### INSTRUCTIONS TO FOLLOW
Scan the data below for the string "this". Show every line where it turns up.
## START TASK INPUT
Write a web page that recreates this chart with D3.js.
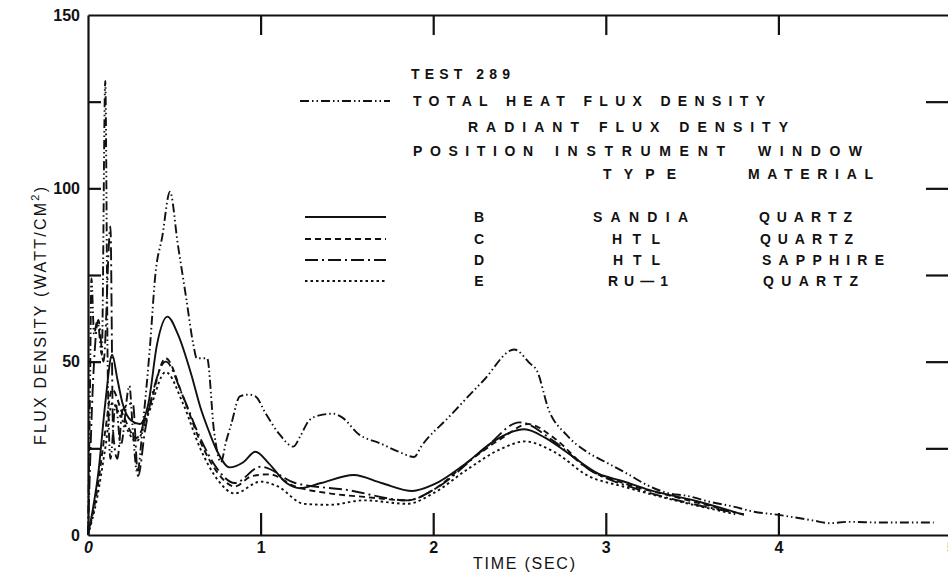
<!DOCTYPE html>
<html>
<head>
<meta charset="utf-8">
<script src="https://cdn.jsdelivr.net/npm/d3@7"></script>
<style>
  html, body { margin: 0; padding: 0; background: #fff; }
  svg { display: block; }
  text { font-family: "Liberation Sans", Arial, Helvetica, sans-serif; fill: #111; }
</style>
</head>
<body>
<svg id="chart" width="948" height="575"></svg>
<script>
// ---- data ---------------------------------------------------------------
// time (s), flux density (W/cm^2)
const totalHeatFlux = [
  [0,0],[0.01,35],[0.02,74],[0.035,58],[0.055,62],[0.08,52],[0.1,131],[0.115,45],
  [0.13,22],[0.16,38],[0.19,26],[0.24,43],[0.26,30],[0.285,18],[0.32,33],[0.36,55],
  [0.39,75],[0.43,86],[0.475,99],[0.52,84],[0.57,68],[0.61,55],[0.63,51],[0.69,51],
  [0.73,30],[0.77,21],[0.8,27],[0.83,32],[0.88,40],[0.93,40.5],[0.97,40],[1.03,35],
  [1.11,29],[1.19,25.5],[1.23,28.5],[1.28,33],[1.34,34.5],[1.42,35],[1.47,34],
  [1.57,29],[1.69,26.5],[1.8,24],[1.89,22.5],[1.93,25.5],[2.09,34],[2.29,44.5],
  [2.47,53.5],[2.56,49.5],[2.6,47.5],[2.67,36],[2.77,29],[2.89,24],[3.0,21],
  [3.12,17.8],[3.24,14.4],[3.35,12.2],[3.48,11.2],[3.6,9.6],[3.74,8.2],[3.85,6.8],
  [4.0,5.8],[4.2,4.2],[4.3,3.4],[4.4,3.8],[4.6,3.6],[4.9,3.6]
];
const seriesB = [
  [0,0],[0.03,8],[0.06,18],[0.1,38],[0.14,52],[0.17,45],[0.2,38],[0.25,33],[0.3,32],
  [0.35,38],[0.4,55],[0.46,63],[0.52,58],[0.6,46],[0.65,37],[0.7,30],[0.75,24],
  [0.82,19.5],[0.9,21],[0.97,24],[1.05,20.5],[1.15,15],[1.23,13.5],[1.35,15],
  [1.54,17.3],[1.7,15],[1.88,12.7],[2.0,14.5],[2.19,20.7],[2.35,27],[2.53,30.5],
  [2.65,28],[2.77,24],[2.96,17.6],[3.1,15.5],[3.25,13],[3.54,9.6],[3.8,5.8]
];
const seriesC = [
  [0,0],[0.05,12],[0.1,30],[0.14,42],[0.2,35],[0.28,28],[0.35,36],[0.45,51],
  [0.55,40],[0.65,27],[0.75,18],[0.85,14],[0.95,17],[1.05,17.5],[1.2,14],[1.4,12],
  [1.6,11],[1.85,10],[2.0,13],[2.2,21],[2.4,28],[2.55,32],[2.7,28],[2.9,19],
  [3.1,15],[3.4,11],[3.75,6.5]
];
const seriesD = [
  [0,0],[0.03,45],[0.06,62],[0.09,50],[0.13,89],[0.145,30],[0.17,22],[0.2,36],
  [0.26,38],[0.29,17],[0.33,30],[0.38,42],[0.45,50],[0.55,40],[0.65,28],[0.75,19],
  [0.85,15],[1.0,19.7],[1.2,15],[1.5,13],[1.85,10],[2.0,13],[2.3,25],[2.5,32.5],
  [2.7,27],[2.9,19],[3.2,13],[3.5,9],[3.8,6]
];
const seriesE = [
  [0,0],[0.05,10],[0.1,25],[0.14,38],[0.2,33],[0.28,27],[0.35,35],[0.45,47],
  [0.55,38],[0.65,25],[0.75,16],[0.85,12],[1.0,15.4],[1.1,14],[1.25,9],[1.4,8.7],
  [1.6,10],[1.85,9],[2.0,12],[2.2,19],[2.4,25],[2.53,27],[2.7,24],[2.9,17],
  [3.1,14],[3.4,10],[3.75,6]
];

const positions   = ["B", "C", "D", "E"];
const instruments = ["SANDIA", "HTL", "HTL", "RU\u20141"];
const windows     = ["QUARTZ", "QUARTZ", "SAPPHIRE", "QUARTZ"];

const xTicks = [0, 1, 2, 3, 4, 5];
const yTicks = [0, 25, 50, 75, 100, 125, 150];
const yLabelled = [0, 50, 100, 150];

// ---- layout -------------------------------------------------------------
const svg = d3.select("#chart");
const x = d3.scaleLinear().domain([0, 5]).range([88, 951]);
const y = d3.scaleLinear().domain([0, 150]).range([535, 15]);

const ink = "#111";
const frame = svg.append("g");

// bottom axis: ticks point up into the plot
const gx = frame.append("g").attr("transform", `translate(0,${y(0)})`)
  .call(d3.axisBottom(x).tickValues(xTicks).tickSizeInner(-22).tickSizeOuter(0)
        .tickPadding(7).tickFormat(d3.format("d")));
gx.selectAll(".tick line").attr("display", d => (d === 0 || d === 5) ? "none" : null);

// top axis
frame.append("g").attr("transform", `translate(0,${y(150)})`)
  .call(d3.axisTop(x).tickValues([1, 2, 3, 4]).tickSizeInner(-20).tickSizeOuter(0).tickFormat(""));

// left axis: short inward ticks every 25, labels every 50
const gy = frame.append("g").attr("transform", `translate(${x(0)},0)`)
  .call(d3.axisLeft(y).tickValues(yTicks).tickSizeInner(-13).tickSizeOuter(0).tickPadding(8)
        .tickFormat(d => yLabelled.includes(d) ? d : ""));
gy.selectAll(".tick line").attr("display", d => (d === 0 || d === 150) ? "none" : null);

// right axis: longer inward ticks
frame.append("g").attr("transform", `translate(${x(5)},0)`)
  .call(d3.axisRight(y).tickValues([25, 50, 75, 100, 125]).tickSizeInner(-25).tickSizeOuter(0).tickFormat(""));

frame.selectAll(".domain").attr("stroke", ink).attr("stroke-width", 2.2);
frame.selectAll(".tick line").attr("stroke", ink).attr("stroke-width", 2.2);
frame.selectAll(".tick text")
  .attr("font-family", "'Liberation Sans', Arial, sans-serif")
  .attr("font-weight", "bold").attr("font-size", 16).attr("fill", ink);
gx.selectAll(".tick text").filter(d => d === 0).attr("font-style", "italic");

// axis titles
svg.append("text")
  .attr("x", 524).attr("y", 569)
  .attr("text-anchor", "middle").attr("font-size", 16)
  .attr("textLength", 102).attr("lengthAdjust", "spacing")
  .text("TIME (SEC)");

const yt = svg.append("text")
  .attr("transform", "translate(46,316) rotate(-90)")
  .attr("text-anchor", "middle").attr("font-size", 16)
  .attr("textLength", 258).attr("lengthAdjust", "spacing");
yt.append("tspan").text("FLUX DENSITY (WATT/CM");
yt.append("tspan").attr("dy", -7).attr("font-size", 11).text("2");
yt.append("tspan").attr("dy", 7).text(")");

// ---- curves -------------------------------------------------------------
const line = d3.line().x(d => x(d[0])).y(d => y(d[1])).curve(d3.curveMonotoneX);

const styles = {
  total: "9,3,1.5,3,1.5,3",
  B: null,
  C: "6,4",
  D: "13,4,2,4",
  E: "2.5,3"
};

const curves = [
  [totalHeatFlux, styles.total],
  [seriesB, styles.B],
  [seriesC, styles.C],
  [seriesD, styles.D],
  [seriesE, styles.E]
];

svg.append("g").selectAll("path").data(curves).join("path")
  .attr("d", d => line(d[0]))
  .attr("fill", "none").attr("stroke", ink).attr("stroke-width", 1.9)
  .attr("stroke-linejoin", "round")
  .attr("stroke-dasharray", d => d[1]);

// ---- legend -------------------------------------------------------------
const lg = svg.append("g").attr("font-weight", "bold").attr("font-size", 14);

function label(txt, x0, width, yy) {
  lg.append("text").attr("x", x0).attr("y", yy)
    .attr("textLength", width).attr("lengthAdjust", "spacing")
    .text(txt);
}

label("TEST 289", 411, 99, 79);
label("TOTAL HEAT FLUX DENSITY", 413, 352, 106);
label("RADIANT FLUX DENSITY", 468, 320, 132);
label("POSITION", 413, 120, 156);
label("INSTRUMENT", 555, 170, 156);
label("WINDOW", 758, 104, 156);
label("TYPE", 603, 73, 179);
label("MATERIAL", 748, 125, 179);

svg.append("line")
  .attr("x1", 300).attr("x2", 390).attr("y1", 101).attr("y2", 101)
  .attr("stroke", ink).attr("stroke-width", 1.9).attr("stroke-dasharray", styles.total);

const rowY = [222, 244, 265, 286];
const rowStyles = [styles.B, styles.C, styles.D, styles.E];
const instX = [[593, 95], [612, 48], [613, 47], [608, 60]];
const winX  = [[759, 93], [760, 93], [762, 122], [763, 95]];

positions.forEach((p, i) => {
  svg.append("line")
    .attr("x1", 305).attr("x2", 386).attr("y1", rowY[i] - 5).attr("y2", rowY[i] - 5)
    .attr("stroke", ink).attr("stroke-width", 1.9).attr("stroke-dasharray", rowStyles[i]);
  lg.append("text").attr("x", 479).attr("y", rowY[i]).attr("text-anchor", "middle").text(p);
  label(instruments[i], instX[i][0], instX[i][1], rowY[i]);
  label(windows[i], winX[i][0], winX[i][1], rowY[i]);
});
</script>
</body>
</html>
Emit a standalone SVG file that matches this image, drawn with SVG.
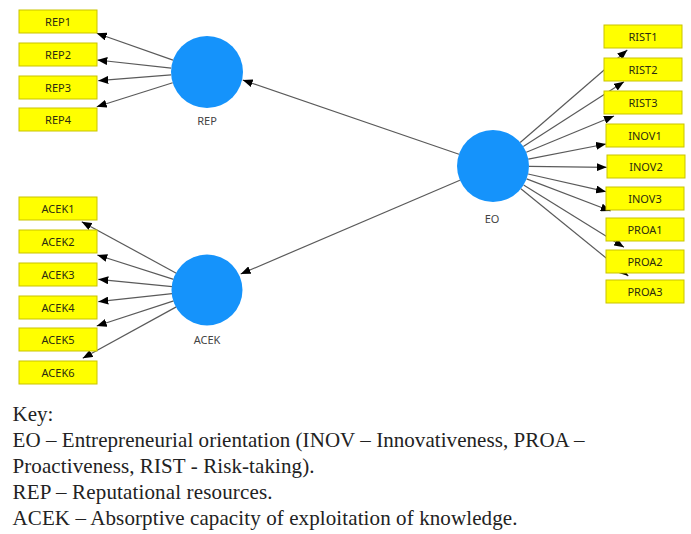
## END TASK INPUT
### RESULT OF THE TASK
Write a web page that recreates this chart with D3.js.
Emit a standalone SVG file that matches this image, drawn with SVG.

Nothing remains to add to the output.